When to integrate security and network operations 

In the case of Neustar, there was a top-down directive to increase collaboration and break down siloes between teams. At many companies, a change in IT strategy or a refresh cycle could trigger SOC/NOC integration.

For example, if the company has decided to build a private cloud and the network team now needs to reconfigure traffic flows to accommodate this new approach, that’s the perfect time to bring in the security team to figure out the best way to protect virtual machines. Maybe it’s time to deploy distributed firewalls or to adopt micro-segmentation. Maybe it’s time to start a conversation around the zero-trust model.
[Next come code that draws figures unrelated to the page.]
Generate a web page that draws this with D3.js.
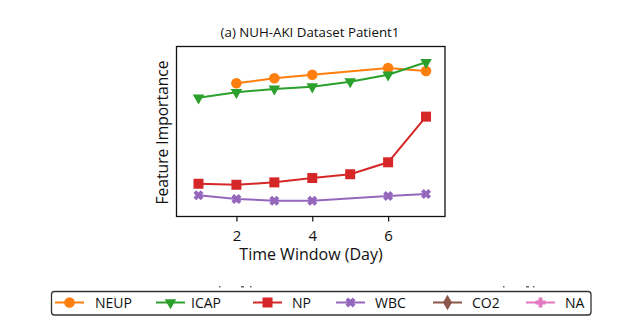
<!DOCTYPE html>
<html><head><meta charset="utf-8">
<script src="https://cdn.jsdelivr.net/npm/d3@7"></script>
<style>body{margin:0;background:#fff}svg{display:block}text{font-family:"Open Sans",sans-serif;fill:#111}</style>
</head><body><svg id="c" width="630" height="334"></svg>
<script>
const days = [1,2,3,4,5,6,7];
const neup = [null,0.779,0.808,0.828,null,0.867,0.850];
const icap = [0.695,0.727,0.746,0.759,0.788,0.828,0.900];
const np   = [0.198,0.192,0.206,0.231,0.253,0.322,0.586];
const wbc  = [0.131,0.110,0.100,0.100,null,0.127,0.139];
const xTicks = [2,4,6];
const seriesNames = ["NEUP","ICAP","NP","WBC","CO2","NA"];
const seriesColors = ["#ff7f0e","#2ca02c","#d62728","#9467bd","#8c564b","#e377c2"];
const title = "(a) NUH-AKI Dataset Patient1";
const xLabel = "Time Window (Day)";
const yLabel = "Feature Importance";

const svg = d3.select("#c");
const box = {l:176.5, r:445, t:46.5, b:216.5};
const x = d3.scaleLinear().domain([0.42,7.5]).range([box.l, box.r]);
const y = d3.scaleLinear().domain([0,1]).range([218,45]);

function xShape(s){ const a=s, b=s*0.55;
  const pts=[[-a,-a+b],[-a+b,-a],[0,-b],[a-b,-a],[a,-a+b],[b,0],[a,a-b],[a-b,a],[0,b],[-a+b,a],[-a,a-b],[-b,0]];
  return "M"+pts.map(p=>p.join(",")).join("L")+"Z"; }
function plusShape(s){ const a=s,b=s*0.38; const pts=[[-b,-a],[b,-a],[b,-b],[a,-b],[a,b],[b,b],[b,a],[-b,a],[-b,b],[-a,b],[-a,-b],[-b,-b]];
  return "M"+pts.map(p=>p.join(",")).join("L")+"Z"; }
const markers = [
  ()=>d3.symbol().type(d3.symbolCircle).size(88)(),
  ()=>d3.symbol().type(d3.symbolTriangle).size(58)(),
  ()=>d3.symbol().type(d3.symbolSquare).size(100)(),
  ()=>xShape(5),
  ()=>d3.symbol().type(d3.symbolDiamond).size(70)(),
  ()=>plusShape(5)
];
const rot = [0,180,0,0,0,0];

// title
svg.append("text").attr("x",310).attr("y",36.5).attr("text-anchor","middle").attr("font-size",13.3).text(title);

// x axis ticks
const gx = svg.append("g").attr("transform",`translate(0,${box.b})`)
  .call(d3.axisBottom(x).tickValues(xTicks).tickSize(5).tickPadding(8.5).tickFormat(d3.format("d")));
gx.select(".domain").remove();
gx.selectAll("line").attr("stroke","#111").attr("stroke-width",1.2);
gx.selectAll("text").attr("font-size",15).attr("font-family","Open Sans").attr("fill","#111");

svg.append("text").attr("x",311).attr("y",260).attr("text-anchor","middle").attr("font-size",16).text(xLabel);
svg.append("text").attr("transform","translate(167.5,132.5) rotate(-90)").attr("text-anchor","middle").attr("font-size",15.6).text(yLabel);

// series
const data = [neup,icap,np,wbc];
data.forEach((vals,i)=>{
  const pts = days.map((d,j)=>({d, v:vals[j]})).filter(p=>p.v!=null);
  svg.append("path").datum(pts).attr("fill","none").attr("stroke",seriesColors[i]).attr("stroke-width",2)
    .attr("d", d3.line().x(p=>x(p.d)).y(p=>y(p.v)));
  svg.selectAll(null).data(pts).join("path")
    .attr("transform",p=>`translate(${x(p.d)},${y(p.v)}) rotate(${rot[i]})`)
    .attr("d",markers[i]()).attr("fill",seriesColors[i]);
});

// axes frame
svg.append("rect").attr("x",box.l).attr("y",box.t).attr("width",box.r-box.l).attr("height",box.b-box.t)
  .attr("fill","none").attr("stroke","#111").attr("stroke-width",1.3);

// cropped fragments of text above the legend
[[219,286],[241,286],[250,286],[503,286],[526,286],[533,286]].forEach(([fx,fy],k)=>{
  svg.append("rect").attr("x",fx).attr("y",fy).attr("width",k%3===1?3:1.5).attr("height",1.5).attr("fill","#666");
});

// legend
const lg = svg.append("g");
lg.append("rect").attr("x",51.5).attr("y",291.5).attr("width",539.5).attr("height",23.5).attr("rx",3)
  .attr("fill","#fff").attr("stroke","#333").attr("stroke-width",1.3);
const lineStarts = [55,156,253,336,433,526];
const textStarts = [95,191,292,375,472,565];
seriesNames.forEach((n,i)=>{
  const cy = 302.5;
  lg.append("line").attr("x1",lineStarts[i]).attr("x2",lineStarts[i]+29).attr("y1",cy).attr("y2",cy)
    .attr("stroke",seriesColors[i]).attr("stroke-width",2);
  lg.append("path").attr("transform",`translate(${lineStarts[i]+14.5},${cy}) rotate(${rot[i]})`)
    .attr("d",markers[i]()).attr("fill",seriesColors[i]);
  lg.append("text").attr("x",textStarts[i]).attr("y",cy+5).attr("font-size",14).text(n);
});
</script></body></html>
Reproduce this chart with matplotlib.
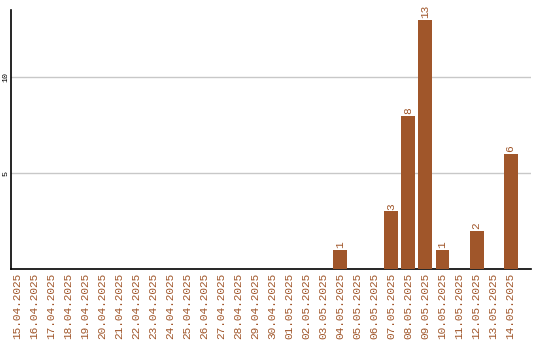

SOC/NOC integration doesn’t stop at the trouble ticket/incident response level. By bringing the teams together early in the process, they can collaborate on product procurement, on ways to purchase tools that both teams can use together. Then, when the tools are implemented, the teams can begin collaborating on managing and monitoring.

Hernandez sums it up this way: “CTO/CIO and chief information security officers will be well served in understanding what a potential collaborative, efficient effort integration brings versus having two separate siloed teams with very little crossing of paths except for at a lessons-learned/after-action meeting. The exploration of integrating a NOC/SOC is something every organization should consider.”